In a press statement after the meeting, Gennady Gatilov of the Russian Federation, which holds the Council's presidency for the month of April, said that the 15-member body urged both parties involved to cease fire immediately. "They strongly demanded that the parties adhere strictly to Security Council resolutions 1397 and 1402," he added.
"I believe there is a growing international understanding of the need to treat security and peace as two sides of the same coin, yet each of the parties remains unwilling to accept the other's basic demands," he said in his second statement to the Council in less than 72 hours. Mr. Annan emphasized the need to "take into account the legitimate security concerns of Israel and the legitimate political aspirations of the Palestinians at the same time."
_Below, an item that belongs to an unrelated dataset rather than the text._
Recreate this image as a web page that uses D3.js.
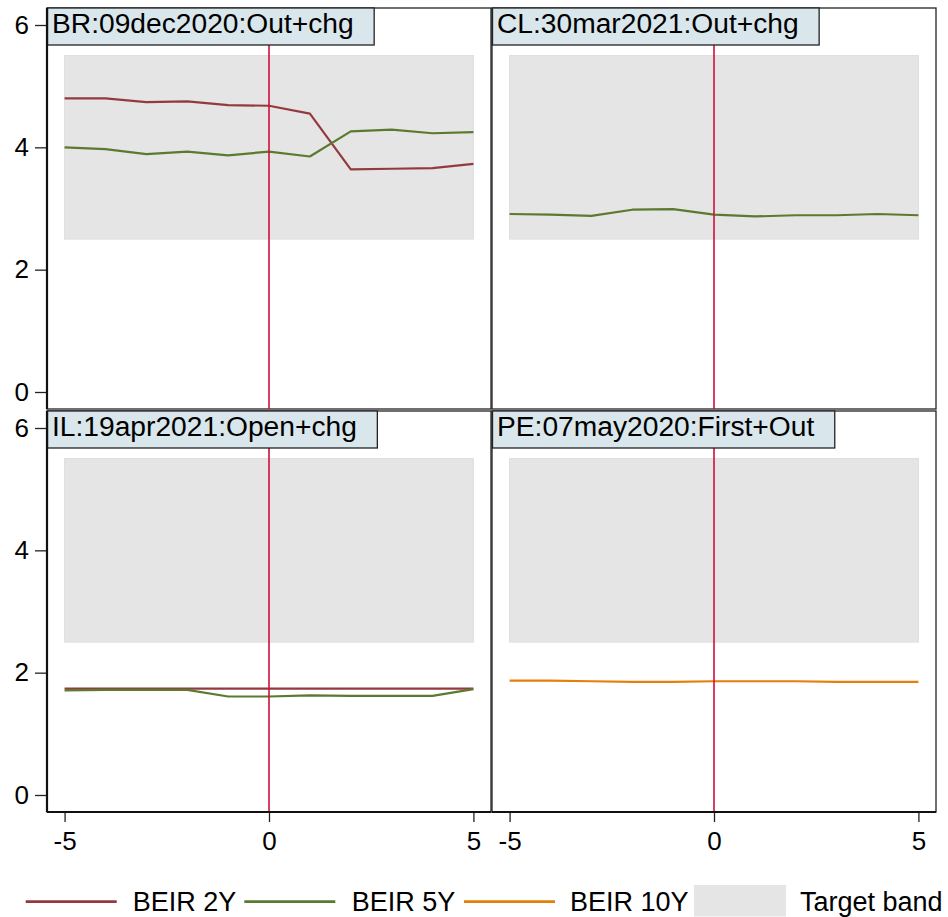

The Secretary-General reviewed recent developments within Israel and the occupied territories, including the suicide bombing in Netanya which "was aimed not only at Israeli civilians; it was aimed at the very possibility of peaceful coexistence between the two peoples." He also reported the subsequent Israeli attack on Palestinian Authority President Yasser Arafat's compound, warning of the "disastrous results" this action could generate. "Indeed, I believe that Israel's presence inside the compound of Chairman Arafat, and its military actions in the West Bank and Gaza, can only produce a further deterioration, and the loss of more innocent Palestinian and Israeli life, and should be ended immediately," he said.
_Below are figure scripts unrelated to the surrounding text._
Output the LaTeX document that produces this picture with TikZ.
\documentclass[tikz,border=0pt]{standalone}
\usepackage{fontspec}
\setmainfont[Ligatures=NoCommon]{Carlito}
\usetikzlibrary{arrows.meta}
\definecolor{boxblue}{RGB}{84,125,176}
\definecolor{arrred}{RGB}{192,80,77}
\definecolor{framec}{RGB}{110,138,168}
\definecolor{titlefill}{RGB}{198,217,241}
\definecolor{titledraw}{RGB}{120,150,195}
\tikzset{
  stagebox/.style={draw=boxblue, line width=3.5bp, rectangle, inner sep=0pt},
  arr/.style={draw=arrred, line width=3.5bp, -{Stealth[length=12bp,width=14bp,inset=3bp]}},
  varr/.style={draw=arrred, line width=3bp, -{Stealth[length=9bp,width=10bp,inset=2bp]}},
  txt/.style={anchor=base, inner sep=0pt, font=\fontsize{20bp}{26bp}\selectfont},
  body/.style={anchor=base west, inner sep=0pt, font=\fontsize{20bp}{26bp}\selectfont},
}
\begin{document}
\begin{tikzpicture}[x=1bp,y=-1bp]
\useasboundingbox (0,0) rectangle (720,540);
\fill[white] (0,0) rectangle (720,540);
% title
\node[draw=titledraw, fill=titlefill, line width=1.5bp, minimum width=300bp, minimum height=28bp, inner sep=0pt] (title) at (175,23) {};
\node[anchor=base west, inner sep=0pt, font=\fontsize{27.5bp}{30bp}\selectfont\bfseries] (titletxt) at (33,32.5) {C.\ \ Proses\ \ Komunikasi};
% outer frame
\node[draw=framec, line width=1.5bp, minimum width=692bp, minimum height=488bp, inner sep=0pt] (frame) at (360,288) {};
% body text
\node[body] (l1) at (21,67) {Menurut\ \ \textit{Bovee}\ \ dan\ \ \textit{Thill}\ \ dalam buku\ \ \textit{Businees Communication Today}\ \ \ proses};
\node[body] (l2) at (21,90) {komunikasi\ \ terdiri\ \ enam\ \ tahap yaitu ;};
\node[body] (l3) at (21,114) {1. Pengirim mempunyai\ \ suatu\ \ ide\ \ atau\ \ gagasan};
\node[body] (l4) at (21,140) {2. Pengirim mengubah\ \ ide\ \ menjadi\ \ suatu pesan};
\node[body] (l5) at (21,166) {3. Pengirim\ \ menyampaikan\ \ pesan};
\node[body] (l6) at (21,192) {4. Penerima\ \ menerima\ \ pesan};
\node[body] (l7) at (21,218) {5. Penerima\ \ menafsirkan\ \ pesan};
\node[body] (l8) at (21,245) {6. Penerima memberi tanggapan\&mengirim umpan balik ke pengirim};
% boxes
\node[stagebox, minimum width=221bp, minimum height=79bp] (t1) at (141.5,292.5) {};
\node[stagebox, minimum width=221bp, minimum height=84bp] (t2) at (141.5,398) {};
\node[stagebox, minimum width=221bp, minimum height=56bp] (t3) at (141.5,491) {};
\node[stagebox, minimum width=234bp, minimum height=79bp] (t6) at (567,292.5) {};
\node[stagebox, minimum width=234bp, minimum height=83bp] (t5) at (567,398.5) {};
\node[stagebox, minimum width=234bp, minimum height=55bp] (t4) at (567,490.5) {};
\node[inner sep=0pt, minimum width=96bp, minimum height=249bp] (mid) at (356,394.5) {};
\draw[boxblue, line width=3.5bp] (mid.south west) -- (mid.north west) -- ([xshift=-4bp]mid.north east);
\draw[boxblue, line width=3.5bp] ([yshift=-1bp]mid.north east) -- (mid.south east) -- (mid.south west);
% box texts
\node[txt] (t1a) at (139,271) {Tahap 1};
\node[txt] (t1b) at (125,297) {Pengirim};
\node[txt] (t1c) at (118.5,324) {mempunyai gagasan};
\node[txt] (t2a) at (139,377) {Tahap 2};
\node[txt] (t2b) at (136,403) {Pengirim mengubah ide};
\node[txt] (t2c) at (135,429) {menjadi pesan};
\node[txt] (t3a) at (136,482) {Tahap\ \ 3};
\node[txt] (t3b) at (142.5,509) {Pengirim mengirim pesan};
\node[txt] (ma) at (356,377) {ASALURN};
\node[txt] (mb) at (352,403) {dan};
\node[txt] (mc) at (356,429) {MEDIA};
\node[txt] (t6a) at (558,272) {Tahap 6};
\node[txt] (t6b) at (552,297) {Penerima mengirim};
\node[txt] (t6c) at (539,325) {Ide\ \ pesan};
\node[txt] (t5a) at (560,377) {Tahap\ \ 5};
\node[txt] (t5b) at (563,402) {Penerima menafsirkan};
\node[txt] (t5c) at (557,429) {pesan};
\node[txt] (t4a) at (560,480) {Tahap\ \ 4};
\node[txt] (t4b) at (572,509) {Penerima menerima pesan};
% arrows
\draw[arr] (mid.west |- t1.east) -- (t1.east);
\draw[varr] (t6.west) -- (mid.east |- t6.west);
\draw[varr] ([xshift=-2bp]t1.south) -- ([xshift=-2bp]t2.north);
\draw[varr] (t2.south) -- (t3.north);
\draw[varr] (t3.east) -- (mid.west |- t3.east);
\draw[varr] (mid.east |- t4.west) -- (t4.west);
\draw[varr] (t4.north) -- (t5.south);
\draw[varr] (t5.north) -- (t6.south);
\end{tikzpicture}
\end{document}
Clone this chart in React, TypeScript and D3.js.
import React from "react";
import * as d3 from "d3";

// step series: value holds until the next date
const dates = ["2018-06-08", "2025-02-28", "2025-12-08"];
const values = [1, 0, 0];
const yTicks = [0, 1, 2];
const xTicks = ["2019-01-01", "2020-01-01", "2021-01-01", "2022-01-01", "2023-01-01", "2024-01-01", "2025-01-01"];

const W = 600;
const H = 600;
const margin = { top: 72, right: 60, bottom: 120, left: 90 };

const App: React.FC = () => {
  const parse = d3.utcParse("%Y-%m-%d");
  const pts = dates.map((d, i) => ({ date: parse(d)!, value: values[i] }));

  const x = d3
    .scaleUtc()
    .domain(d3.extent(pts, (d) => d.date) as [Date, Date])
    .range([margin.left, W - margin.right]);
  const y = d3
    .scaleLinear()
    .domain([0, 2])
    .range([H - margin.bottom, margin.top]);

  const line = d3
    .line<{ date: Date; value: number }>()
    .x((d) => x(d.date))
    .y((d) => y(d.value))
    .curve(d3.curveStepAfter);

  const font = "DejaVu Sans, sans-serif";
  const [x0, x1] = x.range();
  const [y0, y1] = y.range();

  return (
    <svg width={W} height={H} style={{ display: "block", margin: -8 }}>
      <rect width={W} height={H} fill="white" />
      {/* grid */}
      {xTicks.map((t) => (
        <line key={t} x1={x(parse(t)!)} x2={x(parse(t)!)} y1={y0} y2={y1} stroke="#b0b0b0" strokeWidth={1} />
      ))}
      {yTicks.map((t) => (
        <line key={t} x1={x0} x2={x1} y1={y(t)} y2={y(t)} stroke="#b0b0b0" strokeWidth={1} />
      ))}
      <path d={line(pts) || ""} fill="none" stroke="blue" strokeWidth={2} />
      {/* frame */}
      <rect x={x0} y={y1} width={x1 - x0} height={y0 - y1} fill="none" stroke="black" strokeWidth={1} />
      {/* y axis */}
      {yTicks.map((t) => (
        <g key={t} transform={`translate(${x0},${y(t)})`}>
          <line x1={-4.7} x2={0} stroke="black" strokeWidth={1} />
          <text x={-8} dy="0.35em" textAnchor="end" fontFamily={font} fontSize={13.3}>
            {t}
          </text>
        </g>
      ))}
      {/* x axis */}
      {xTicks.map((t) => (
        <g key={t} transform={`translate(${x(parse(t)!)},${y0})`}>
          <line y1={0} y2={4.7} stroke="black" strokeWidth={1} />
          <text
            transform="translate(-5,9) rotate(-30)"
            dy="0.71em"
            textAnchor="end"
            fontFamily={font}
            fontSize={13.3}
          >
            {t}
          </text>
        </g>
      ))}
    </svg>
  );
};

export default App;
The Secretary-General also pointed to "worrying developments" along the Blue Line of withdrawal between Israel and Lebanon, including recent mortar and rocket attacks by Hezbollah and the Israeli response. "The Blue Line should not be violated by any party," he stressed.
"The combination of terrorist attacks against Israeli civilians, Israeli military action in Palestinian areas, and attacks from southern Lebanon across the Blue Line produce a situation which has clear potential to threaten regional peace and security," he told the Council.
Sounding a "small note of optimism," the Secretary-General urged Council members to recall the adoption by the Arab League Summit last week of the Saudi peace proposal, as well as the Council's own recent resolution affirming a vision of two States, Israel and Palestine, living side by side within secure and recognized borders. He urged the Council to do its part to implement that resolution, as well as a subsequent text, adopted on Saturday, calling on Israel to withdraw troops from Palestinian cities, and urging both parties to move immediately to a meaningful ceasefire.
Speaking to reporters after his briefing, the Secretary-General voiced hope that Council members would work "not only collectively but also individually, through their capitals, to have an impact on the situation and to implement these resolutions."